Melissa Kite Melissa Kite

The ugly side of AA

An ageing bricklayer has been banned because of flirtatious behaviour

It all started in America in the 1930s with a stockbroker and a doctor realising that if they talked to each other they could resist going to the bar. Credit: Bettmann/Getty 
issue 17 September 2022

A lot has been going wrong lately in the support group I’ve been attending for more than 20 years.

I wasn’t going to write about it, of course. But then a fellow member stuck her iPhone in my face at a meeting and filmed me. So rather than sitting here waiting for the footage to turn up on the internet, I thought I’d explain.

I’ve been objecting to the banning of a long-time member who has helped a lot of other members over the years, but he’s chatted up too many women and now the safeguarding procedures of this strange new era have kicked in and the younger female members, in particular, have flexed their muscles and decided to throw him out.

I am one of the older generation members who have stuck up for this 64-year-old man, who is of an age and social class that have left him completely bewildered as to why he cannot flirt with women without being accused of harassment. I have been standing up in meetings and saying that while this chap can be a pain to deal with sometimes, his history is very unfortunate, and I do not believe we should ban him.

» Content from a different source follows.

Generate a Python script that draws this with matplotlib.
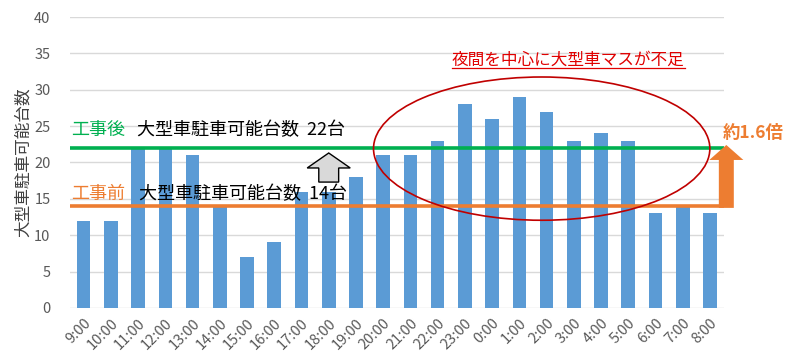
import matplotlib
matplotlib.use("Agg")
import matplotlib.pyplot as plt
from matplotlib.patches import Ellipse, FancyArrow
from matplotlib.lines import Line2D

plt.rcParams['font.family'] = ['Noto Sans CJK JP', 'DejaVu Sans']

hours = ["9:00", "10:00", "11:00", "12:00", "13:00", "14:00", "15:00", "16:00",
         "17:00", "18:00", "19:00", "20:00", "21:00", "22:00", "23:00", "0:00",
         "1:00", "2:00", "3:00", "4:00", "5:00", "6:00", "7:00", "8:00"]
parked = [12, 12, 22, 22, 21, 14, 7, 9, 16, 16, 18, 21, 21, 23, 28, 26,
          29, 27, 23, 24, 23, 13, 14, 13]
cap_before = 14
cap_after = 22

fig = plt.figure(figsize=(8, 3.58), dpi=100)
ax = fig.add_axes([0.0875, 0.14, 0.817, 0.8125])

x = list(range(len(hours)))
ax.bar(x, parked, width=0.5, color='#5b9bd5', zorder=2)
ax.set_xlim(-0.5, len(hours) - 0.5)
ax.set_ylim(0, 40)
ax.set_yticks(range(0, 41, 5))
ax.set_xticks(x)
ax.set_xticklabels(hours, rotation=45, ha='right', rotation_mode='anchor')
ax.grid(axis='y', color='#d9d9d9', lw=1, zorder=0)
for s in ax.spines.values():
    s.set_visible(False)
ax.tick_params(length=0, colors='#595959', labelsize=10.5)
ax.tick_params(axis='x', pad=6)
ax.tick_params(axis='y', pad=14, labelsize=10.5)
ax.set_ylabel('大型車駐車可能台数', color='#404040', fontsize=12, labelpad=2)

# capacity lines
ax.axhline(cap_after, color='#00b050', lw=2.6, zorder=3)
ax.axhline(cap_before, color='#ed7d31', lw=2.6, zorder=3)

ax.text(-0.45, 24.4, '工事後', color='#00b050', fontsize=13, va='center', zorder=5)
ax.text(1.95, 24.4, '大型車駐車可能台数  %d台' % cap_after, color='black',
        fontsize=13, va='center', zorder=5)
ax.text(-0.45, 15.6, '工事前', color='#ed7d31', fontsize=13, va='center', zorder=5)
ax.text(2.05, 15.6, '大型車駐車可能台数  %d台' % cap_before, color='black',
        fontsize=13, va='center', zorder=5)

# gray arrow
ax.add_patch(FancyArrow(9, 17.3, 0, 4.0, width=0.73, head_width=1.58,
                        head_length=2.06, length_includes_head=True,
                        fc='#d9d9d9', ec='black', lw=1, zorder=4))

# orange arrow
ax.add_patch(FancyArrow(23.6, 13.75, 0, 8.65, width=0.55, head_width=1.25,
                        head_length=2.06, length_includes_head=True,
                        fc='#ed7d31', ec='none', zorder=4, clip_on=False))
ax.text(23.45, 24.0, '約1.6倍', color='#ed7d31', fontsize=12.5,
        fontweight='bold', va='center', ha='left', clip_on=False)

# red ellipse
ax.add_patch(Ellipse((16.82, 21.9), 12.35, 19.7, fill=False, ec='#c00000',
                     lw=1.2, zorder=4))
t = ax.text(17.8, 34.0, '夜間を中心に大型車マスが不足', color='#e00000',
            fontsize=12, ha='center', va='center', zorder=5)

fig.canvas.draw()
bb = t.get_window_extent().transformed(fig.transFigure.inverted())
fig.add_artist(Line2D([bb.x0, bb.x1], [bb.y0 + 0.004, bb.y0 + 0.004],
                      color='#e00000', lw=0.9))

fig.savefig('out.png', dpi=100)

Well, the snowflakes have gone tonto. And now one of them has filmed me in a meeting sitting next to this almost pensioner trying to defend him while they were shouting at him to leave and not come back.

So I suppose I will have to explain that I was one of those Fleet Street hacks… until I decided, aged 29, that I should knock it on the head in a timely fashion. I found I couldn’t do it on my own. And these meetings were fantastic: unlimited group therapy in return for a pound in the pot.